Having been beaten to within an inch of his life the last time he touched down in the town of Big Whiskey, Munny rides back into the saloon armed with a bellyful of booze, a double-barrelled shotgun, and a thirst for vengeance no amount of alcohol is ever going to quench.
A masterclass is shot composition, framing, pacing, and tension; it’s not only one of the more overtly stylish sequences Eastwood has ever directed, but it’s one that evokes decades’ worth of his previous credits, ties a bow around his association with the genre that made him who he is, and reiterates that there’s only so long anyone can outrun the sins of the past before they need to be confronted head-on.

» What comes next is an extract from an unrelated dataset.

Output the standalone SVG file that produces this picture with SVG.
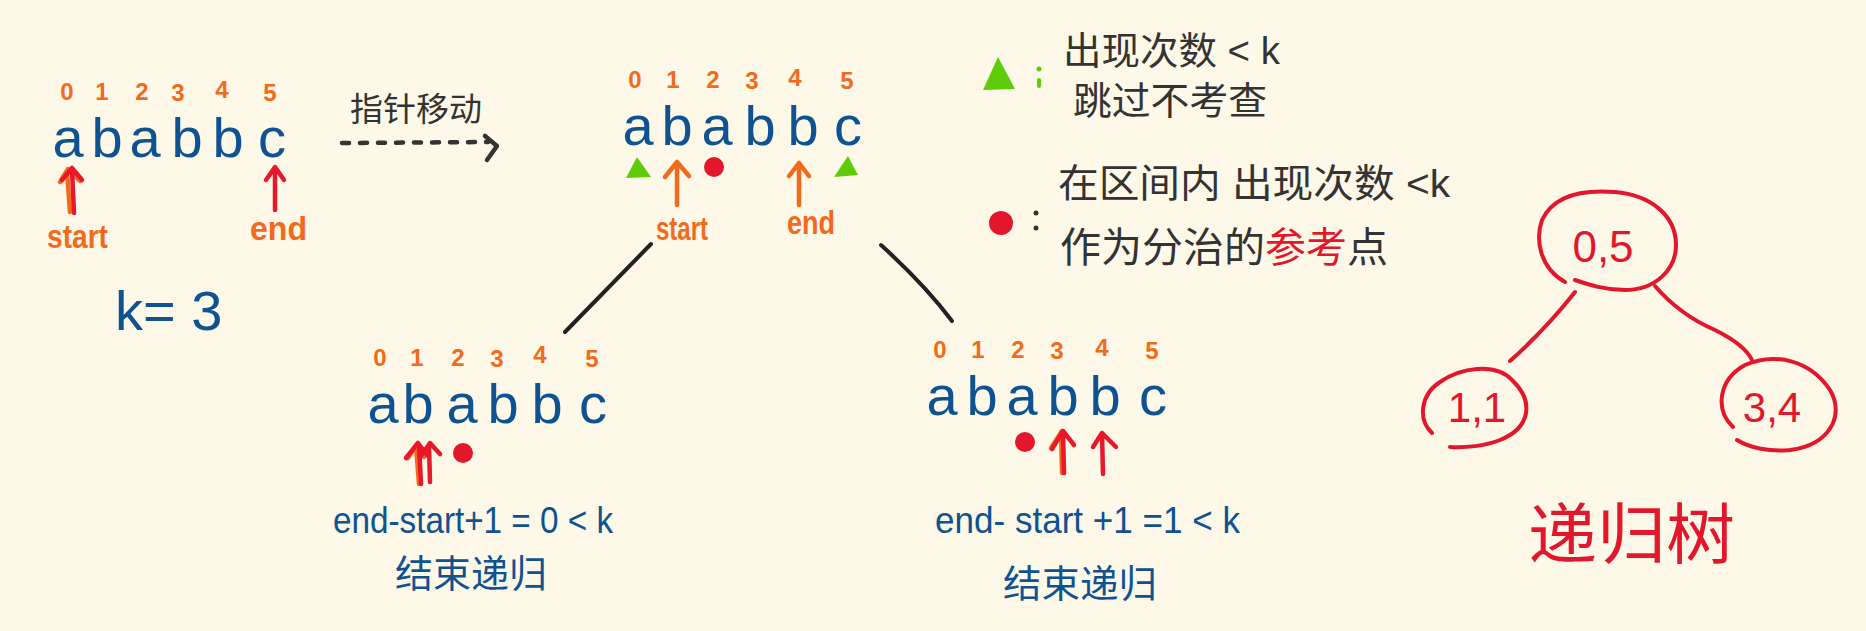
<svg xmlns="http://www.w3.org/2000/svg" width="1866" height="631" viewBox="0 0 1866 631">
<defs>
<style>
.bg{fill:#fdf8e8}
.idx{font-family:"Liberation Sans","Noto Sans",sans-serif;font-size:24px;font-weight:700;fill:#f26b1d;text-anchor:middle}
.let{font-family:"Liberation Sans","Noto Sans",sans-serif;font-size:56px;fill:#0e5291;text-anchor:middle}
.lbl{font-family:"Liberation Sans","Noto Sans",sans-serif;font-size:34px;font-weight:700;fill:#f26b1d}
.blue{font-family:"Liberation Sans","Noto Sans CJK SC",sans-serif;fill:#0e5291}
.cjkb{font-family:"Noto Sans CJK SC",sans-serif;fill:#0e5291}
.dark{font-family:"Liberation Sans","Noto Sans CJK SC",sans-serif;fill:#333333}
.redt{font-family:"Liberation Sans","Noto Sans CJK SC",sans-serif;fill:#e3172c}
.arr{fill:none;stroke-width:4.5;stroke-linecap:round;stroke-linejoin:round}
.ared{stroke:#e8182a}
.aor{stroke:#f26b1d}
.con{fill:none;stroke:#222;stroke-width:4;stroke-linecap:round}
.tree{fill:none;stroke:#e3172c;stroke-width:4;stroke-linecap:round}
.tri{fill:#5fcc0a}
.dot{fill:#e3172c}
</style>
</defs>
<rect class="bg" x="0" y="0" width="1866" height="631"/>

<g id="string-top-left">
<text class="idx" x="67" y="100">0</text><text class="idx" x="102" y="100">1</text><text class="idx" x="142" y="100">2</text><text class="idx" x="178" y="101">3</text><text class="idx" x="222" y="98">4</text><text class="idx" x="270" y="101">5</text>
<text class="let" x="68" y="157">a</text><text class="let" x="107" y="157">b</text><text class="let" x="145" y="157">a</text><text class="let" x="187" y="157">b</text><text class="let" x="228" y="157">b</text><text class="let" x="272" y="157">c</text>
<path class="arr aor" d="M70 212 L67 172 M60 182 L68 169 L80 181"/>
<path class="arr ared" d="M74 213 L72 170 M62 180 L72 168 L82 180"/>
<path class="arr ared" d="M275 210 L275 168 M266 180 L275 167 L284 180"/>
<text class="lbl" x="47" y="248" textLength="61" lengthAdjust="spacingAndGlyphs">start</text>
<text class="lbl" x="250" y="240" textLength="57" lengthAdjust="spacingAndGlyphs">end</text>
<text class="blue" x="115" y="330" font-size="56">k= 3</text>
</g>

<g id="move-label">
<text class="dark" x="350" y="121" font-size="33" textLength="132" lengthAdjust="spacingAndGlyphs">指针移动</text>
<path class="arr" stroke="#333" stroke-width="3" stroke-dasharray="7 11" d="M342 143 L488 142"/>
<path class="arr" stroke="#333" stroke-width="4" d="M485 136 L497 146 L487 160"/>
</g>

<g id="string-top-mid">
<text class="idx" x="635" y="88">0</text><text class="idx" x="673" y="88">1</text><text class="idx" x="713" y="88">2</text><text class="idx" x="752" y="89">3</text><text class="idx" x="795" y="86">4</text><text class="idx" x="847" y="89">5</text>
<text class="let" x="638" y="145">a</text><text class="let" x="677" y="145">b</text><text class="let" x="717" y="145">a</text><text class="let" x="760" y="145">b</text><text class="let" x="803" y="145">b</text><text class="let" x="848" y="145">c</text>
<path class="tri" d="M626 178 L637 157 L651 177 Z"/>
<path class="tri" d="M834 177 L848 156 L858 175 Z"/>
<circle class="dot" cx="714" cy="167" r="10"/>
<path class="arr aor" d="M677 205 L677 163 M665 177 L677 162 L689 176"/>
<path class="arr aor" d="M799 205 L799 163 M789 176 L799 163 L809 176"/>
<text class="lbl" x="656" y="240" textLength="52" lengthAdjust="spacingAndGlyphs">start</text>
<text class="lbl" x="787" y="234" textLength="48" lengthAdjust="spacingAndGlyphs">end</text>
</g>

<g id="connectors">
<path class="con" d="M651 244 L565 332"/>
<path class="con" d="M881 245 Q925 285 952 321"/>
</g>

<g id="legend">
<path class="tri" d="M983 90 L998 57 L1015 89 Z"/>
<circle cx="1039" cy="69" r="2.5" fill="#5fcc0a"/><path d="M1039 80 L1039 86" stroke="#5fcc0a" stroke-width="4" stroke-linecap="round"/>
<text class="dark" x="1063" y="64" font-size="38" textLength="217" lengthAdjust="spacingAndGlyphs">出现次数 &lt; k</text>
<text class="dark" x="1073" y="114" font-size="38" textLength="194" lengthAdjust="spacingAndGlyphs">跳过不考查</text>
<circle class="dot" cx="1001" cy="223" r="12"/>
<circle cx="1036" cy="213" r="2.5" fill="#333"/><circle cx="1036" cy="228" r="2.5" fill="#333"/>
<text class="dark" x="1058" y="197" font-size="39" textLength="392" lengthAdjust="spacingAndGlyphs">在区间内 出现次数 &lt;k</text>
<text class="dark" x="1060" y="262" font-size="41">作为分治的<tspan fill="#e3172c">参考</tspan>点</text>
</g>

<g id="string-bottom-left">
<text class="idx" x="380" y="366">0</text><text class="idx" x="417" y="366">1</text><text class="idx" x="458" y="366">2</text><text class="idx" x="497" y="367">3</text><text class="idx" x="540" y="363">4</text><text class="idx" x="592" y="367">5</text>
<text class="let" x="383" y="423">a</text><text class="let" x="418" y="423">b</text><text class="let" x="462" y="423">a</text><text class="let" x="503" y="423">b</text><text class="let" x="547" y="423">b</text><text class="let" x="593" y="423">c</text>
<path class="arr aor" d="M419 484 L416 446 M408 458 L417 444 L424 457"/>
<path class="arr ared" d="M421 484 L419 445 M406 458 L418 443 L428 456"/>
<path class="arr ared" d="M430 482 L429 445 M421 456 L430 443 L440 454"/>
<circle class="dot" cx="463" cy="453" r="10"/>
<text class="blue" x="333" y="533" font-size="36" textLength="280" lengthAdjust="spacingAndGlyphs">end-start+1 = 0 &lt; k</text>
<text class="cjkb" x="395" y="587" font-size="38" textLength="152" lengthAdjust="spacingAndGlyphs">结束递归</text>
</g>

<g id="string-bottom-right">
<text class="idx" x="940" y="358">0</text><text class="idx" x="978" y="358">1</text><text class="idx" x="1018" y="358">2</text><text class="idx" x="1057" y="359">3</text><text class="idx" x="1102" y="356">4</text><text class="idx" x="1152" y="359">5</text>
<text class="let" x="942" y="415">a</text><text class="let" x="982" y="415">b</text><text class="let" x="1022" y="415">a</text><text class="let" x="1063" y="415">b</text><text class="let" x="1105" y="415">b</text><text class="let" x="1153" y="415">c</text>
<circle class="dot" cx="1025" cy="442" r="10"/>
<path class="arr aor" d="M1062 473 L1061 432 M1051 448 L1062 431"/>
<path class="arr ared" d="M1064 473 L1063 432 M1052 449 L1063 431 L1074 445"/>
<path class="arr ared" d="M1103 474 L1102 434 M1093 447 L1102 433 L1116 447"/>
<text class="blue" x="935" y="533" font-size="36" textLength="305" lengthAdjust="spacingAndGlyphs">end- start +1 =1 &lt; k</text>
<text class="cjkb" x="1003" y="597" font-size="38" textLength="154" lengthAdjust="spacingAndGlyphs">结束递归</text>
</g>

<g id="tree-root">
<path class="tree" d="M1565 282 C1540 268 1535 240 1542 220 C1555 192 1590 190 1615 192 C1650 195 1676 215 1676 245 C1676 270 1655 290 1625 290 C1605 290 1590 285 1575 280"/>
<text class="redt" x="1603" y="262" font-size="44" text-anchor="middle">0,5</text>
</g>
<g id="tree-left">
<path class="tree" d="M1432 433 C1418 420 1420 395 1440 382 C1460 368 1495 362 1512 380 C1535 402 1530 428 1500 440 C1485 446 1465 448 1450 447"/>
<text class="redt" x="1477" y="422" font-size="42" text-anchor="middle">1,1</text>
</g>
<g id="tree-right">
<path class="tree" d="M1733 427 C1715 410 1718 380 1745 365 C1775 352 1810 360 1830 390 C1845 415 1830 445 1790 450 C1770 452 1750 448 1737 440"/>
<text class="redt" x="1772" y="422" font-size="42" text-anchor="middle">3,4</text>
</g>
<g id="tree-edges">
<path class="tree" d="M1575 292 Q1545 330 1510 361"/>
<path class="tree" d="M1655 286 Q1680 315 1715 330 Q1745 345 1752 360"/>
</g>
<text class="redt" x="1528" y="558" font-size="66" textLength="207" lengthAdjust="spacingAndGlyphs">递归树</text>
</svg>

It also helps that it carries a bountiful amount of memorable one-liners, with Eastwood nonchalantly blowing unarmed barkeep Skinny Dubois away before deadpanning, “Well, he should have armed himself if he’s going to decorate his saloon with my friend.”
Munny embraces the chaos he’s created and the mythology that earned him his reputation in the first place, admitting his previous sins to Daggett right before he commits plenty more. “That’s right. I’ve killed women and children. I’ve killed just about everything that walks or crawled at one time or another,” he ominously intones. “And I’m here to kill you, Little Bill, for what you did to Ned.”
If there was ever a scene that distilled Eastwood down to his very essence, then it’s Unforgiven‘s climactic saloon shootout. The hero overcoming the villains in a blood-soaked and bullet-riddled showdown is about as cliched as it gets in the western, but in addition to the excitement and dynamism of the way the scene is filmed, it’s almost meta-fictional in the way it serves as the star’s last stand in more ways than one.
Like he tells Little Bill, “Deserve’s got nothing to do with it.” In Munny’s eyes, death is the only solution to the problem at hand, even if he knows there won’t be a spot in heaven for him if he goes through with it. That spiritual addendum to a brutal showdown ends Unforgiven on an oxymoronically elegiac note, allowing Eastwood to walk away from the western one last time with his head held high.